12. The chip package as claimed in claim 9, wherein at least two of the plurality of chip package units further comprises through silicon vias and contact pads as an electrical connection component, and wherein the carrier comprises a non-conductive film or a non-conductive paste as an under-fill material.

13. The chip package as claimed in claim 9, wherein an uppermost one of the plurality of chip package units does not include a through silicon via.

14. A method of preparing a chip package unit, the method comprising: scribing an original wafer to obtain a plurality of dies;mounting the plurality of dies on a carrier, and using a molding material to encapsulate the plurality of dies that are mounted on the carrier, to obtain an encapsulator;thinning the encapsulator to obtain a preliminary chip package unit, the preliminary chip package unit having a panel form; andobtaining the chip package unit, the obtaining comprising forming an electrical connection component on the preliminary chip package unit.

15. The method as claimed in claim 14, wherein the electrical connection component includes through silicon vias and contact pads.

16. The method as claimed in claim 15, wherein the carrier includes a non-conductive film or a non-conductive paste as an under-fill material.

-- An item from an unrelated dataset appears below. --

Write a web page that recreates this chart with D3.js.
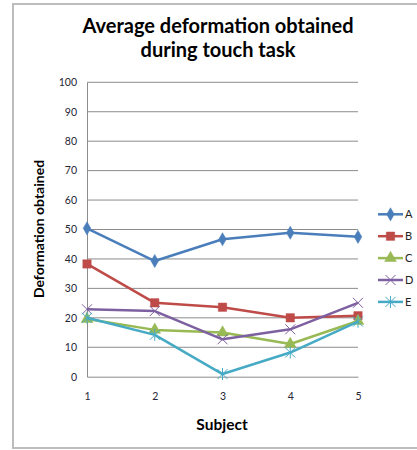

17. The method as claimed in claim 16, wherein the chip package unit is configured as a substrate structure formed of the plurality of dies, the molding material, and the non-conductive film, and wherein the substrate structure has the panel form.

18. The method as claimed in claim 17, wherein the substrate structure is configured to be used as a barrier layer in a thermal compression bonding process.

19. The method as claimed in claim 14, wherein the thinning of the encapsulator comprises: partially removing the molding material to expose top surfaces of the plurality of dies, such that remaining portions of the molding material are provided on side surfaces of each of the plurality of dies.

20. The method as claimed in claim 14, wherein the thinning of the encapsulator comprises partially removing the molding material such that the molding material remains on top surfaces of the plurality of dies.